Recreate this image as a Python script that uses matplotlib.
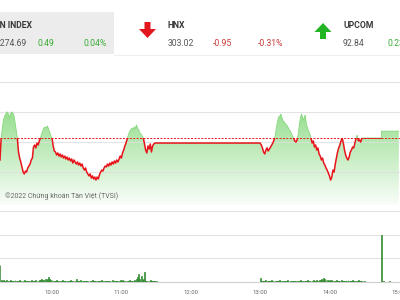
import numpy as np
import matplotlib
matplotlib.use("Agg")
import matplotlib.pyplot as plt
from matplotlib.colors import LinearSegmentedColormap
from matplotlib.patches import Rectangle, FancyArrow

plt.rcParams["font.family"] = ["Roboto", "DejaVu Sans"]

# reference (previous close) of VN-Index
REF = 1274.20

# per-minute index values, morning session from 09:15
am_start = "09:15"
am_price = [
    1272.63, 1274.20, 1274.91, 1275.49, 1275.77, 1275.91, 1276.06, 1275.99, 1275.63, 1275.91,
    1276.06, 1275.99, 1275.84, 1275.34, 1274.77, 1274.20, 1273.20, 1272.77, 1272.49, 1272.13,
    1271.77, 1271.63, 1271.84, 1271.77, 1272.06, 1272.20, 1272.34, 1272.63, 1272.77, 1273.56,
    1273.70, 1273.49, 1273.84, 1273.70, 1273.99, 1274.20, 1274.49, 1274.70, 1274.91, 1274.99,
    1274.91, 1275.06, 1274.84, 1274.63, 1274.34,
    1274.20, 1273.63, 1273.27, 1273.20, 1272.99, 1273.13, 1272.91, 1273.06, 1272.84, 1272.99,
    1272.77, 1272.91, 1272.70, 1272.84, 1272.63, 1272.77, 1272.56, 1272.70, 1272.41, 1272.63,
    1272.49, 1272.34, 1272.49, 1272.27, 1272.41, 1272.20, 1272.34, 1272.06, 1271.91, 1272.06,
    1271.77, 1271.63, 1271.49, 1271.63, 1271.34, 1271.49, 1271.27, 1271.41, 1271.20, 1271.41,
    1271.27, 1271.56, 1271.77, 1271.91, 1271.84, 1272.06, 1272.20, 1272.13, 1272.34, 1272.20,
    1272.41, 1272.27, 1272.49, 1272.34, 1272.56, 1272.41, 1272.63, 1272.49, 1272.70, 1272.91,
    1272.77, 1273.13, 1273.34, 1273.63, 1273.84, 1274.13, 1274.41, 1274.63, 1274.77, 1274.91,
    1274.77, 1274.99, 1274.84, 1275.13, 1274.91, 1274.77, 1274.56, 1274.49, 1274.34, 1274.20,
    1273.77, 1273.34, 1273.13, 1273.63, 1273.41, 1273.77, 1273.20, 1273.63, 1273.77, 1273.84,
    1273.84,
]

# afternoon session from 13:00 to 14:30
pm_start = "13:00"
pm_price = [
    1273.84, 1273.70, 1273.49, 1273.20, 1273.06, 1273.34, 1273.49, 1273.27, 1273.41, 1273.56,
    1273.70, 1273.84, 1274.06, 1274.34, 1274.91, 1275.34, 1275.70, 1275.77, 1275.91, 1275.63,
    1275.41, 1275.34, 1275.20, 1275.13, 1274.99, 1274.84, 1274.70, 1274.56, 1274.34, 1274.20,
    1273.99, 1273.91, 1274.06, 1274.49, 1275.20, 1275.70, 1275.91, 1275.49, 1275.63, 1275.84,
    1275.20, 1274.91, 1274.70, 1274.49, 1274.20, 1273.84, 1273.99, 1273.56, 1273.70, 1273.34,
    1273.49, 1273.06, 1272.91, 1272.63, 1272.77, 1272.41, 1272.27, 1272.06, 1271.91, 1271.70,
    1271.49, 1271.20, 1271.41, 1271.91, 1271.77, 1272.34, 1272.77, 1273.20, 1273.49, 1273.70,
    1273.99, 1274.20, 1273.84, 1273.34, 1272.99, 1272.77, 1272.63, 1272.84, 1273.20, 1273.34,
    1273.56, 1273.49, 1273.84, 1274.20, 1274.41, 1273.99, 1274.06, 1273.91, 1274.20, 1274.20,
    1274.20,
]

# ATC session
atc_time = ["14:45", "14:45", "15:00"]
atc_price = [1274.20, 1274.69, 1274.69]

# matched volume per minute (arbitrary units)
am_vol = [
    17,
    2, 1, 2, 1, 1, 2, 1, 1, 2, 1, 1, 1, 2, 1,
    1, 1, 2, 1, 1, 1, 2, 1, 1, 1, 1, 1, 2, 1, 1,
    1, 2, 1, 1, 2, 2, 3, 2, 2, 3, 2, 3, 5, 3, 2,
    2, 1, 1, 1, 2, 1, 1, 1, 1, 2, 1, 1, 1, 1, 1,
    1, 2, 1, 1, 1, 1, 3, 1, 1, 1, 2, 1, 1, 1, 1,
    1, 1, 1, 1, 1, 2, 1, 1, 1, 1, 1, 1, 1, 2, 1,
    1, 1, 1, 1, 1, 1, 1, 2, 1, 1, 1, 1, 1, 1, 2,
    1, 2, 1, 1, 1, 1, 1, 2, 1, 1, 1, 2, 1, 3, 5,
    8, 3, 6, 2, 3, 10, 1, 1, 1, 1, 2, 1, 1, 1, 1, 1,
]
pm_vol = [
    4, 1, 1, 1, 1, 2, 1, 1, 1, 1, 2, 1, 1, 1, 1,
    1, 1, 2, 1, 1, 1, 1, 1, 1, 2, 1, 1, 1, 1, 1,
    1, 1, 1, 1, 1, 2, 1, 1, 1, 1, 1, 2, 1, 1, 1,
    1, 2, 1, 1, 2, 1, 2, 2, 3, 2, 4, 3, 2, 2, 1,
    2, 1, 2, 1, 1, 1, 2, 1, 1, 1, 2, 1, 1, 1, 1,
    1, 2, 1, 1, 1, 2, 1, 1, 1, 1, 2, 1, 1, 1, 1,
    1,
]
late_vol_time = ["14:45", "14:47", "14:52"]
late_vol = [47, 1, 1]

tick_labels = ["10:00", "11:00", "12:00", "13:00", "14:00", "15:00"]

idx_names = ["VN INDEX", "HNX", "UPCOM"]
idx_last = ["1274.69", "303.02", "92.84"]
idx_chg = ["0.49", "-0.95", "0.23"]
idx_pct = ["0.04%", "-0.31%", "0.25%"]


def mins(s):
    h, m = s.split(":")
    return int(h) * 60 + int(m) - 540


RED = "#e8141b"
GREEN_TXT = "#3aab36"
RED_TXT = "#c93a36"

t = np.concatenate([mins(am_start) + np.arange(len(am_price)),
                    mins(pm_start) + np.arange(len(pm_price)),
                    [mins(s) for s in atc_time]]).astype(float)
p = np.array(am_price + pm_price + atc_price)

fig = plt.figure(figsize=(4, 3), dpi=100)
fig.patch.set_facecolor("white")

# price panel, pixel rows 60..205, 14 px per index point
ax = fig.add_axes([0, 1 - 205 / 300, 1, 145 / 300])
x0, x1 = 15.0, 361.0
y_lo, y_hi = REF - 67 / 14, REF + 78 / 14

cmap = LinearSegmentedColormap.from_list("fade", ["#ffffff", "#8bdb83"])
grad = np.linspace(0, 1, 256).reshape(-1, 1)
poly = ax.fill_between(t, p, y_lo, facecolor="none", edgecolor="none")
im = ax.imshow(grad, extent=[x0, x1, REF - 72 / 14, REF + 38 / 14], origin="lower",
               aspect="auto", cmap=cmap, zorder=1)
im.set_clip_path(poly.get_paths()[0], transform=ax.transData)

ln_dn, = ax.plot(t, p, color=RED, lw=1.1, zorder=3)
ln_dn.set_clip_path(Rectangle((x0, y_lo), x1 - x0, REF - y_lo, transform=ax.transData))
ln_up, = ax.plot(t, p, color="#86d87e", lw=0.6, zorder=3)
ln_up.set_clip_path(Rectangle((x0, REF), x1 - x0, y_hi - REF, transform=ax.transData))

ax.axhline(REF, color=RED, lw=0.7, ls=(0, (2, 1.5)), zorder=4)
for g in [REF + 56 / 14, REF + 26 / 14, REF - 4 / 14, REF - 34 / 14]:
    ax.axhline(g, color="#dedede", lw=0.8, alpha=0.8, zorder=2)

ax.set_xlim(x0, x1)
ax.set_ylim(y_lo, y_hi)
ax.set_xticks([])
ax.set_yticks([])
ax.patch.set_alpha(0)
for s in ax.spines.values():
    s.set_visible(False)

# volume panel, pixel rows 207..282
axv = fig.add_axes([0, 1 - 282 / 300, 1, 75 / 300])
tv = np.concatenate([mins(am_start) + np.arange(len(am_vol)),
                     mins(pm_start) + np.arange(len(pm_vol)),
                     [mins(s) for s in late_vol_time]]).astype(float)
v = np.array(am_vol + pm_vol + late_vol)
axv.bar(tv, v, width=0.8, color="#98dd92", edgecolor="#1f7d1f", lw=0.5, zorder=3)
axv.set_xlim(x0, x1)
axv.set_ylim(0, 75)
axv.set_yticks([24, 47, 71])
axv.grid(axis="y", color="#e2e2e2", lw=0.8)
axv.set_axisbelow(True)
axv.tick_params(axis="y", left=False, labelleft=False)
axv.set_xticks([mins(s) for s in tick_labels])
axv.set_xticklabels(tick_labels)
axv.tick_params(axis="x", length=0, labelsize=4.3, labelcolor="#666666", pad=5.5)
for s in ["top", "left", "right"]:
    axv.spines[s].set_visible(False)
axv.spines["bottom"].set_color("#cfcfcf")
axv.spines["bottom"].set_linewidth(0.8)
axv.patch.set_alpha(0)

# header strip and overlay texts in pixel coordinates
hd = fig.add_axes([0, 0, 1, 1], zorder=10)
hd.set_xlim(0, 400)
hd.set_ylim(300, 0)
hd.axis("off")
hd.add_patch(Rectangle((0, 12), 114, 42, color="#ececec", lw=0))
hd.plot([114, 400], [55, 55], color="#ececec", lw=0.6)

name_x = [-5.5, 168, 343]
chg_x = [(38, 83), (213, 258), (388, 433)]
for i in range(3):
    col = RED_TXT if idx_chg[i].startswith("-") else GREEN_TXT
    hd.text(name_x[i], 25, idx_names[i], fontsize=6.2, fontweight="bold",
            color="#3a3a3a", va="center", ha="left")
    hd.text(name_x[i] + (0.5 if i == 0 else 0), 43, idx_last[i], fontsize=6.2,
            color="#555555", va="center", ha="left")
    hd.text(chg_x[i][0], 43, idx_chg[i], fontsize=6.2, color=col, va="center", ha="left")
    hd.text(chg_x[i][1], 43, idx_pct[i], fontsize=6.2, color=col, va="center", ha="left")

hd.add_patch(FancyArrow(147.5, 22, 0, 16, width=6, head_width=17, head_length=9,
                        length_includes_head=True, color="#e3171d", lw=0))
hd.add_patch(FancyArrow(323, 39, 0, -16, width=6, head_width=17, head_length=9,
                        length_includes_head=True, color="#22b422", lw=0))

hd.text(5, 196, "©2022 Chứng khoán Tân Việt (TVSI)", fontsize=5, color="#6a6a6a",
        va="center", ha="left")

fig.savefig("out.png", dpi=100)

# SET PROBLEM
Go from the first line of the data above to the line containing "REF = 1274.20" and retype exactly those lines, both included, but none of the pictures.

# PROBLEM SOLUTION
Recreate this image as a Python script that uses matplotlib.
import numpy as np
import matplotlib
matplotlib.use("Agg")
import matplotlib.pyplot as plt
from matplotlib.colors import LinearSegmentedColormap
from matplotlib.patches import Rectangle, FancyArrow

plt.rcParams["font.family"] = ["Roboto", "DejaVu Sans"]

# reference (previous close) of VN-Index
REF = 1274.20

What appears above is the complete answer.